The danger is that it will flood the world with passable mediocrity, making it harder for people to recognize work that carries real human depth.
But that also means the antidote is not to run away from AI.
The antidote is to make work with more depth, more authorship, more story, more provenance, more soul, and more unmistakable human presence.
In other words, the future belongs to artists who know who they are.
That is where I stand.
I am not anti-AI.
I am not blindly pro-AI.
I am pro-human.
I am pro-artist.
I am pro-disclosure.
I am pro-authorship.
I am pro-tools in the hands of people with taste, discipline, ethics, and intent.
I am against deception.
I am against pretending an AI-generated fantasy is documentary truth.

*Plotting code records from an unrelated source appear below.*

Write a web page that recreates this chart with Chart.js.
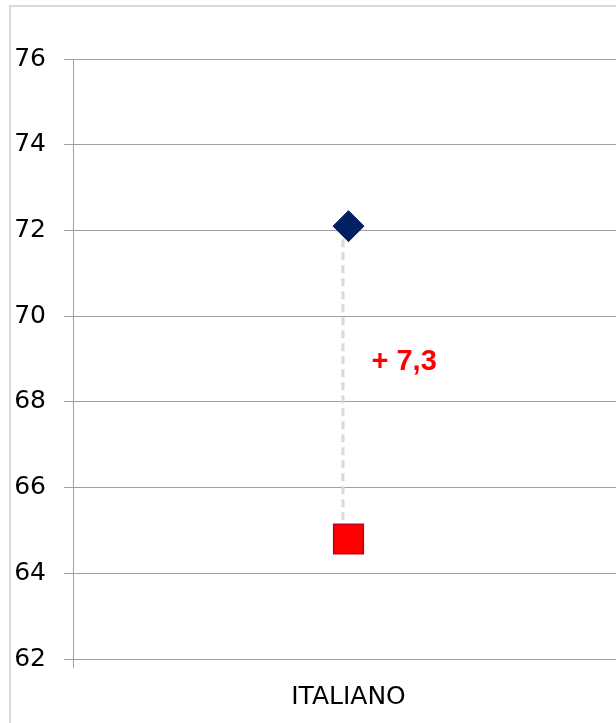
<!DOCTYPE html>
<html>
<head>
<meta charset="utf-8">
<script src="https://cdn.jsdelivr.net/npm/chart.js@4.4.1/dist/chart.umd.min.js"></script>
<style>
  html, body { margin: 0; padding: 0; background: #ffffff; overflow: hidden; width: 616px; height: 723px; }
  #wrap { position: relative; width: 616px; height: 723px; overflow: hidden; }
  #frame { position: absolute; left: 9px; top: 5px; width: 700px; height: 800px;
           border-left: 2px solid #d9d9d9; border-top: 2px solid #d9d9d9; box-sizing: border-box; }
  canvas { position: absolute; left: 0; top: 0; }
</style>
</head>
<body>
<div id="wrap">
  <div id="frame"></div>
  <canvas id="c" width="624" height="723"></canvas>
</div>
<script>
// ---- data ----
const categories = ['ITALIANO'];
const seriesHigh = [72.1];   // navy diamond
const seriesLow = [64.8];    // red square
const diffLabels = ['+ 7,3'];
const yTickValues = [62, 64, 66, 68, 70, 72, 74, 76];

const lineData = categories.flatMap((c, i) => [
  { x: c, y: seriesHigh[i] },
  { x: c, y: seriesLow[i] }
]);

const connectorShift = {
  id: 'connectorShift',
  beforeDatasetDraw(chart, args) {
    if (chart.data.datasets[args.index].isConnector) {
      chart.ctx.save();
      chart.ctx.translate(-5.5, 0);
    }
  },
  afterDatasetDraw(chart, args) {
    if (chart.data.datasets[args.index].isConnector) {
      chart.ctx.restore();
    }
  }
};

const diffLabelPlugin = {
  id: 'diffLabel',
  afterDatasetsDraw(chart) {
    const ctx = chart.ctx;
    const xs = chart.scales.x, ys = chart.scales.y;
    ctx.save();
    ctx.font = 'bold 29px "Liberation Sans", Arial, sans-serif';
    ctx.fillStyle = '#ff0000';
    ctx.textAlign = 'left';
    ctx.textBaseline = 'middle';
    categories.forEach((c, i) => {
      const px = xs.getPixelForValue(i);
      const mid = (ys.getPixelForValue(seriesHigh[i]) + ys.getPixelForValue(seriesLow[i])) / 2;
      ctx.fillText(diffLabels[i], px + 23, mid - 21);
    });
    ctx.restore();
  }
};

const gridGray = '#a0a0a0';
const tickFont = { family: '"DejaVu Sans", Verdana, sans-serif', size: 25 };

new Chart(document.getElementById('c'), {
  type: 'line',
  data: {
    labels: categories,
    datasets: [
      {
        label: 'high',
        data: seriesHigh,
        showLine: false,
        pointStyle: 'rectRot',
        pointRadius: 15.5,
        pointBackgroundColor: '#002060',
        pointBorderColor: '#002060',
        pointBorderWidth: 1
      },
      {
        label: 'low',
        data: seriesLow,
        showLine: false,
        pointStyle: 'rect',
        pointRadius: 21,
        pointBackgroundColor: '#ff0000',
        pointBorderColor: '#c00020',
        pointBorderWidth: 1.5
      },
      {
        label: 'connector',
        isConnector: true,
        data: lineData,
        borderColor: '#d9d9d9',
        borderWidth: 3,
        borderDash: [8, 5],
        pointRadius: 0,
        fill: false
      }
    ]
  },
  options: {
    responsive: false,
    animation: false,
    devicePixelRatio: 1,
    layout: { autoPadding: false, padding: { left: 0, right: 0, top: 59, bottom: 0 } },
    plugins: { legend: { display: false }, tooltip: { enabled: false } },
    scales: {
      x: {
        type: 'category',
        offset: true,
        afterFit(scale) { scale.height = 64; scale.paddingLeft = 0; scale.paddingRight = 0; },
        grid: { display: true, drawOnChartArea: false, offset: true, tickLength: 9, color: gridGray },
        border: { display: true, color: gridGray },
        ticks: { font: tickFont, color: '#000000', padding: 14 }
      },
      y: {
        min: 62,
        max: 76,
        afterFit(scale) { scale.width = 73; },
        afterBuildTicks(scale) { scale.ticks = yTickValues.map(v => ({ value: v })); },
        grid: { color: gridGray, tickLength: 9, lineWidth: 1 },
        border: { display: true, color: gridGray },
        ticks: { font: tickFont, color: '#000000', padding: 18 }
      }
    }
  },
  plugins: [connectorShift, diffLabelPlugin]
});
</script>
</body>
</html>
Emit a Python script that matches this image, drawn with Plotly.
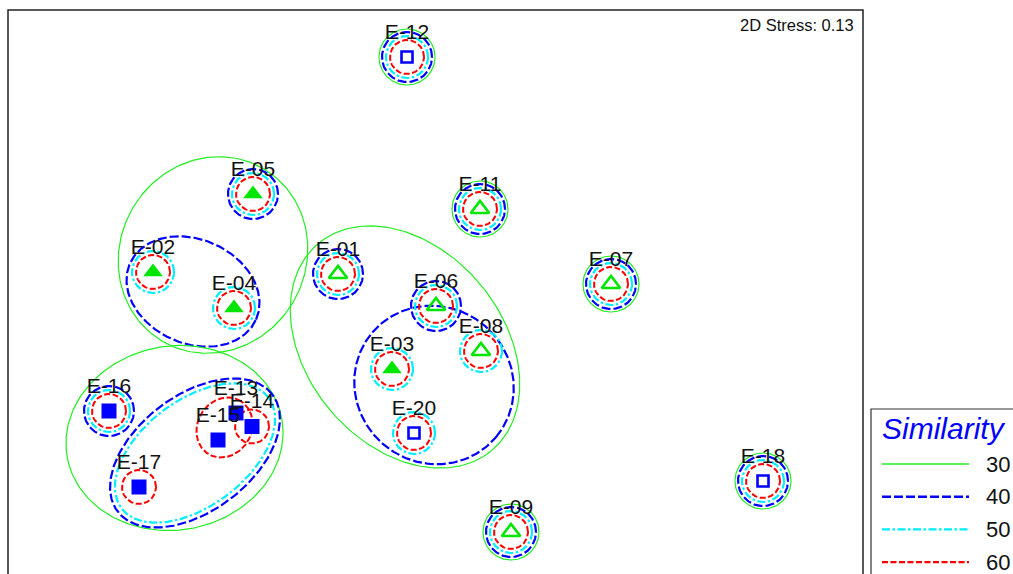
import numpy as np
import plotly.graph_objects as go

# nMDS ordination of 18 samples (axis units are arbitrary MDS distances)
samples = ["E-01", "E-02", "E-03", "E-04", "E-05", "E-06", "E-07", "E-08", "E-09",
           "E-11", "E-12", "E-13", "E-14", "E-15", "E-16", "E-17", "E-18", "E-20"]
mds1 = [-0.97, -2.82, -0.43, -2.01, -1.82, 0.01, 1.76, 0.46, 0.76,
        0.45, -0.28, -1.99, -1.83, -2.17, -3.26, -2.96, 3.28, -0.21]
mds2 = [0.16, 0.18, -0.79, -0.18, 0.96, -0.16, 0.06, -0.61, -2.42,
        0.81, 2.33, -1.23, -1.365, -1.50, -1.21, -1.97, -1.91, -1.43]
# site type: "A" = green triangle, "B" = blue square; filled or open
site_type = ["A", "A", "A", "A", "A", "A", "A", "A", "A",
             "A", "B", "B", "B", "B", "B", "B", "B", "B"]
filled = [False, True, True, True, True, False, False, False, False,
          False, False, True, True, True, True, True, False, False]

# similarity levels (%) and the samples that stand alone at each level
levels = [30, 40, 50, 60]
alone_30 = ["E-07", "E-09", "E-11", "E-12", "E-18"]
alone_40 = alone_30 + ["E-01", "E-05", "E-06", "E-16"]
alone_50 = alone_40 + ["E-02", "E-03", "E-04", "E-08", "E-20"]
alone_60 = alone_50 + ["E-14", "E-17"]
alone = {30: alone_30, 40: alone_40, 50: alone_50, 60: alone_60}
single_radius = {30: 0.28, 40: 0.25, 50: 0.21, 60: 0.17}

# cluster envelopes: level, centre x, centre y, semi-axis a, semi-axis b, tilt (deg)
env_level = [30, 40, 30, 40, 30, 40, 50, 60]
env_cx = [-2.22, -2.42, -0.30, -0.01, -2.605, -2.40, -2.40, -2.105]
env_cy = [0.35, -0.015, -0.57, -0.95, -1.48, -1.63, -1.63, -1.375]
env_a = [1.00, 0.69, 1.35, 0.81, 1.09, 0.97, 0.92, 0.31]
env_b = [0.93, 0.52, 0.98, 0.78, 0.92, 0.58, 0.53, 0.27]
env_tilt = [60, -24, -50, -40, 10, 37, 37, 59]

stress = 0.13

level_color = {30: "#22ee22", 40: "#0000ff", 50: "#00eeff", 60: "#ff0000"}
level_dash = {30: "solid", 40: "9px,3px", 50: "8px,2.5px,2.5px,2.5px", 60: "6px,2.5px"}
level_width = {30: 1.2, 40: 2.2, 50: 2.2, 60: 2.0}

W, H = 1013, 574
X_RANGE = [-4.35, 5.78]
Y_RANGE = [-2.84, 2.90]
FONT = "Arial, Liberation Sans, sans-serif"

fig = go.Figure()


def ellipse(cx, cy, a, b, tilt):
    t = np.linspace(0, 2 * np.pi, 241)
    th = np.radians(tilt)
    ex = a * np.cos(t)
    ey = b * np.sin(t)
    return (cx + ex * np.cos(th) - ey * np.sin(th),
            cy + ex * np.sin(th) + ey * np.cos(th))


# cluster envelopes
for lv, cx, cy, a, b, tl in zip(env_level, env_cx, env_cy, env_a, env_b, env_tilt):
    ex, ey = ellipse(cx, cy, a, b, tl)
    fig.add_trace(go.Scatter(x=ex, y=ey, mode="lines", hoverinfo="skip",
                             line=dict(color=level_color[lv], width=level_width[lv],
                                       dash=level_dash[lv])))

# single-sample circles
for lv in levels:
    r = single_radius[lv]
    for name, x, y in zip(samples, mds1, mds2):
        if name in alone[lv]:
            ex, ey = ellipse(x, y, r, r, 0)
            fig.add_trace(go.Scatter(x=ex, y=ey, mode="lines", hoverinfo="skip",
                                     line=dict(color=level_color[lv], width=level_width[lv],
                                               dash=level_dash[lv])))

# sample markers
for st, fl in [("A", True), ("A", False), ("B", True), ("B", False)]:
    idx = [i for i in range(len(samples)) if site_type[i] == st and filled[i] == fl]
    if st == "A":
        sym = "triangle-up" if fl else "triangle-up-open"
        col = "#00e600"
        size = 17 if fl else 16
    else:
        sym = "square" if fl else "square-open"
        col = "#0000ff"
        size = 15 if fl else 11
    fig.add_trace(go.Scatter(
        x=[mds1[i] for i in idx], y=[mds2[i] for i in idx], mode="markers",
        marker=dict(symbol=sym, size=size, color=col,
                    line=dict(color=col, width=2.6 if not fl else 0)),
        text=[samples[i] for i in idx], hoverinfo="text"))

# sample labels
fig.add_trace(go.Scatter(
    x=mds1, y=[v + 0.235 for v in mds2], mode="text", text=samples,
    textposition="middle center", hoverinfo="skip",
    textfont=dict(family=FONT, size=21, color="#111111")))

# plot frame
fig.add_shape(type="rect", xref="paper", yref="paper",
              x0=8 / W, x1=863 / W, y0=-0.2, y1=1 - 10 / H,
              line=dict(color="#222222", width=1.5), layer="above")

fig.add_annotation(text=f"2D Stress: {stress:.2f}", xref="paper", yref="paper",
                   x=856 / W, y=1 - 25 / H, xanchor="right", yanchor="middle",
                   showarrow=False,
                   font=dict(family=FONT, size=16.5, color="#111111"))

# similarity legend
fig.add_shape(type="rect", xref="paper", yref="paper",
              x0=871 / W, x1=1.1, y0=-0.2, y1=1 - 409 / H,
              line=dict(color="#333333", width=1.2))
fig.add_annotation(text="<i>Similarity</i>", xref="paper", yref="paper",
                   x=880 / W, y=1 - 428 / H, xanchor="left", yanchor="middle",
                   showarrow=False,
                   font=dict(family=FONT, size=30, color="#0000ff"))
for k, lv in enumerate(levels):
    ly = 1 - (464 + 32.7 * k) / H
    fig.add_shape(type="line", xref="paper", yref="paper",
                  x0=882 / W, x1=969 / W, y0=ly, y1=ly,
                  line=dict(color=level_color[lv], width=2.4 if lv != 30 else 1.5,
                            dash=level_dash[lv]))
    fig.add_annotation(text=str(lv), xref="paper", yref="paper",
                       x=984 / W, y=ly, xanchor="left", yanchor="middle", showarrow=False,
                       font=dict(family=FONT, size=22, color="#111111"))

fig.update_layout(
    width=W, height=H, margin=dict(l=0, r=0, t=0, b=0),
    paper_bgcolor="white", plot_bgcolor="white", showlegend=False,
    xaxis=dict(range=X_RANGE, visible=False, fixedrange=True),
    yaxis=dict(range=Y_RANGE, visible=False, fixedrange=True),
)

fig.write_html("out.html")
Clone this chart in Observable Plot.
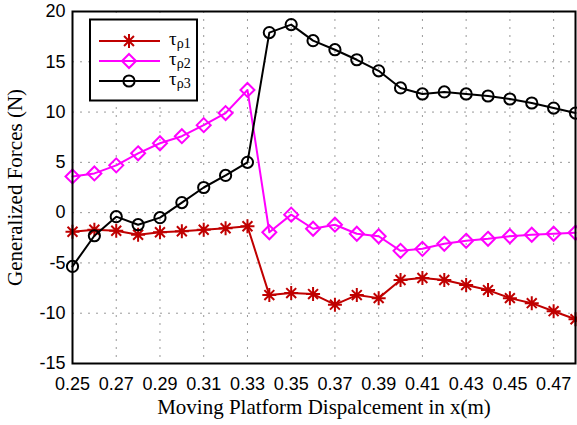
<!DOCTYPE html>
<html>
<head>
<meta charset="utf-8">
<script src="https://cdn.jsdelivr.net/npm/d3@7"></script>
<script src="https://cdn.jsdelivr.net/npm/@observablehq/plot@0.6"></script>
<style>
  body { margin: 0; background: #fff; }
  #wrap { position: relative; width: 577px; height: 425px; }
  #legend { position: absolute; left: 0; top: 0; }
  #wrap svg text { font-family: "Liberation Sans", Arial, sans-serif; }
  #wrap svg g[aria-label$="tick label"] { font-size: 18px; }
  #wrap svg text.serif, #wrap svg g.serif text { font-family: "Liberation Serif", "Times New Roman", serif; }
</style>
</head>
<body>
<div id="wrap"></div>
<script>
const xs = [0.25, 0.26, 0.27, 0.28, 0.29, 0.30, 0.31, 0.32, 0.33, 0.34, 0.35, 0.36,
            0.37, 0.38, 0.39, 0.40, 0.41, 0.42, 0.43, 0.44, 0.45, 0.46, 0.47, 0.48];
const tau1 = [-1.9, -1.7, -1.8, -2.2, -1.95, -1.85, -1.7, -1.55, -1.35, -8.2, -8.0, -8.1,
              -9.15, -8.2, -8.5, -6.7, -6.5, -6.7, -7.2, -7.7, -8.5, -9.0, -9.8, -10.6];
const tau2 = [3.6, 3.9, 4.7, 5.9, 6.9, 7.6, 8.7, 9.9, 12.2, -1.95, -0.2, -1.6,
              -1.2, -2.1, -2.35, -3.8, -3.6, -3.1, -2.8, -2.6, -2.35, -2.2, -2.1, -2.0];
const tau3 = [-5.35, -2.3, -0.4, -1.2, -0.5, 1.0, 2.5, 3.7, 5.0, 17.9, 18.7, 17.1,
              16.2, 15.2, 14.1, 12.4, 11.8, 12.0, 11.8, 11.6, 11.3, 10.9, 10.4, 9.9];
const xTicks = [0.25, 0.27, 0.29, 0.31, 0.33, 0.35, 0.37, 0.39, 0.41, 0.43, 0.45, 0.47];
const yTicks = [-15, -10, -5, 0, 5, 10, 15, 20];
const seriesNames = ["ρ1", "ρ2", "ρ3"];
const colors = ["#c00000", "#ff00ff", "#000000"];

const asterisk8 = {
  draw(ctx, size) {
    const r = Math.sqrt(size / Math.PI);
    for (let i = 0; i < 4; i++) {
      const a = i * Math.PI / 4;
      ctx.moveTo(r * Math.cos(a), r * Math.sin(a));
      ctx.lineTo(-r * Math.cos(a), -r * Math.sin(a));
    }
  }
};
const symbols = [asterisk8, "diamond2", "circle"];
const radii = [7, 6.3, 5.6];

const rows = (vals) => xs.map((x, i) => ({x, y: vals[i]}));
const datasets = [rows(tau1), rows(tau2), rows(tau3)];

const sans = "Liberation Sans";
const serif = "Liberation Serif";

const seriesMarks = datasets.flatMap((d, k) => [
  Plot.line(d, {x: "x", y: "y", stroke: colors[k], strokeWidth: 2}),
  Plot.dot(d, {x: "x", y: "y", symbol: () => symbols[k], r: radii[k], stroke: colors[k], fill: "none", strokeWidth: 2})
]);

const chart = Plot.plot({
  width: 577,
  height: 425,
  marginLeft: 72,
  marginRight: 2,
  marginTop: 11,
  marginBottom: 62,
  style: {fontFamily: sans, fontSize: "18px", color: "#000", background: "#fff"},
  x: {domain: [0.25, 0.48]},
  y: {domain: [-15, 20]},
  symbol: {type: "identity"},
  marks: [
    Plot.gridX(xTicks, {stroke: "#999", strokeOpacity: 1, strokeDasharray: "2,6"}),
    Plot.gridY(yTicks, {stroke: "#999", strokeOpacity: 1, strokeDasharray: "2,6"}),
    ...seriesMarks,
    Plot.axisX(xTicks, {tickSize: 0, tickPadding: 14, tickFormat: d3.format(".2f"), fontSize: 18, fill: "#000", label: null}),
    Plot.axisY(yTicks, {tickSize: 0, tickPadding: 7, fontSize: 18, fill: "#000", label: null, tickFormat: d => String(d)}),
    Plot.text(["Moving Platform Dispalcement in x(m)"], {frameAnchor: "bottom", dy: 50, lineAnchor: "bottom", textAnchor: "middle", fontSize: 21, fontFamily: serif, fill: "#000", className: "serif"}),
    Plot.text(["Generalized Forces (N)"], {frameAnchor: "left", dx: -57, rotate: -90, textAnchor: "middle", fontSize: 21, fontFamily: serif, fill: "#000", className: "serif"}),
    Plot.frame({stroke: "#000", strokeWidth: 2})
  ]
});

const wrap = document.getElementById("wrap");
wrap.appendChild(chart);

// Legend
const leg = d3.select(wrap).append("svg")
  .attr("id", "legend").attr("width", 577).attr("height", 425)
  .style("pointer-events", "none");
leg.append("rect").attr("x", 90).attr("y", 19.5).attr("width", 107).attr("height", 81)
  .attr("fill", "#fff").attr("stroke", "#000").attr("stroke-width", 2);
const rowY = [41, 61, 81];
seriesNames.forEach((name, k) => {
  const g = leg.append("g");
  g.append("line").attr("x1", 99).attr("x2", 160).attr("y1", rowY[k]).attr("y2", rowY[k])
    .attr("stroke", colors[k]).attr("stroke-width", 2);
  const sym = typeof symbols[k] === "string"
    ? (symbols[k] === "diamond2" ? d3.symbolDiamond2 : d3.symbolCircle)
    : symbols[k];
  g.append("path").attr("transform", `translate(129,${rowY[k]})`)
    .attr("d", d3.symbol(sym, Math.PI * radii[k] * radii[k])())
    .attr("fill", "none").attr("stroke", colors[k]).attr("stroke-width", 2);
  const t = g.append("text").attr("class", "serif").attr("x", 169).attr("y", rowY[k] + 4)
    .attr("font-size", 19).attr("fill", "#000");
  t.append("tspan").text("τ");
  t.append("tspan").attr("font-size", 14).attr("dy", 3).text(name);
});
</script>
</body>
</html>
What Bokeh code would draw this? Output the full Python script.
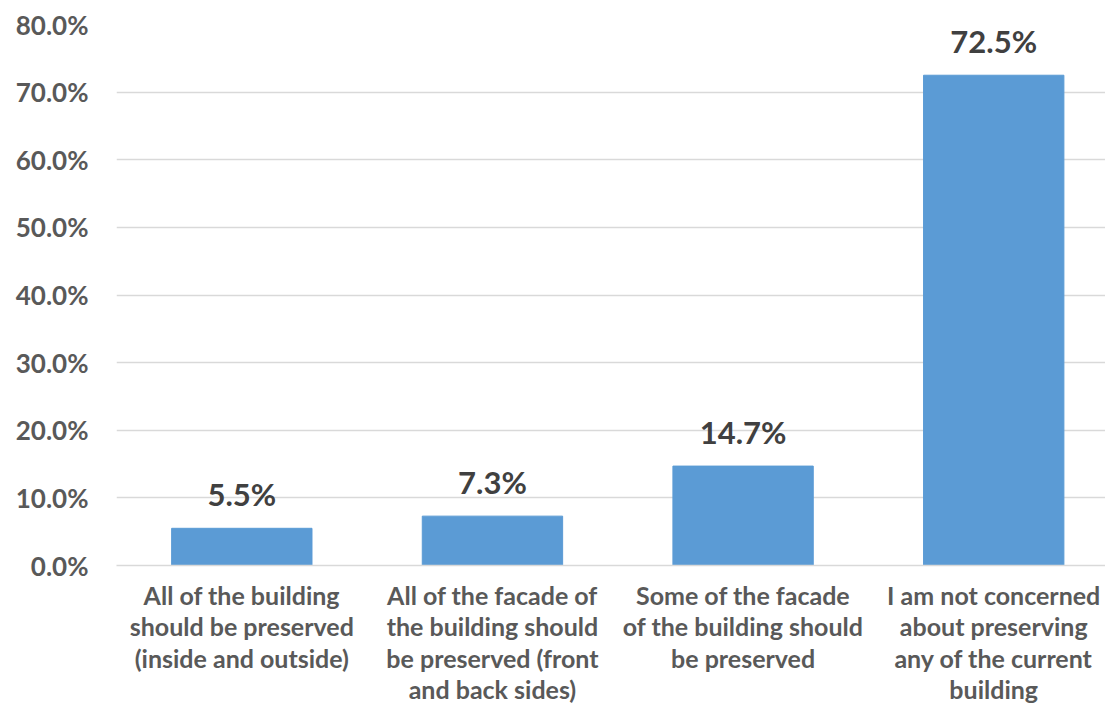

I am against stealing the recognizable voice, face, style, or labor of living people and calling it innovation.
I am against removing the human being from the center of the creative act.
But I am not afraid of the machine.
I have spent too much of my life around machines to be afraid of them.
Machines do what machines do.
The real question is always who owns the switch, who writes the instructions, who benefits from the output, and who is accountable when things go wrong.
That is true in business.
That is true in politics.
That is true in technology.
And it is absolutely true in art.
So yes, I use AI.
I use it as a sketchpad, a mirror, a research assistant, a sounding board, a production tool, a visual brainstorming partner, and sometimes as a very fast apprentice who needs constant supervision and has a dangerous habit of sounding confident when it is dead wrong.
But I do not confuse the apprentice with the master.
And I do not confuse the tool with the hand.
At the end of the day, the work still has to pass through me.
My eye.
My memory.
My experience.
My sense of humor.
My suspicion.
My scars.
My taste.
My failures.
My stubbornness.
My love of images.
My need to make meaning out of the things I have seen.
That is what makes the work mine.
Not whether I used a platinum darkroom, a digital camera, a video editor, a scanner, a pigment printer, a software program, or an AI model somewhere along the way.
The tool is not the soul.
The soul is the human being brave enough, foolish enough, or obsessed enough to use the tool in service of something that matters.
And that is where this old Artist Nerd stands.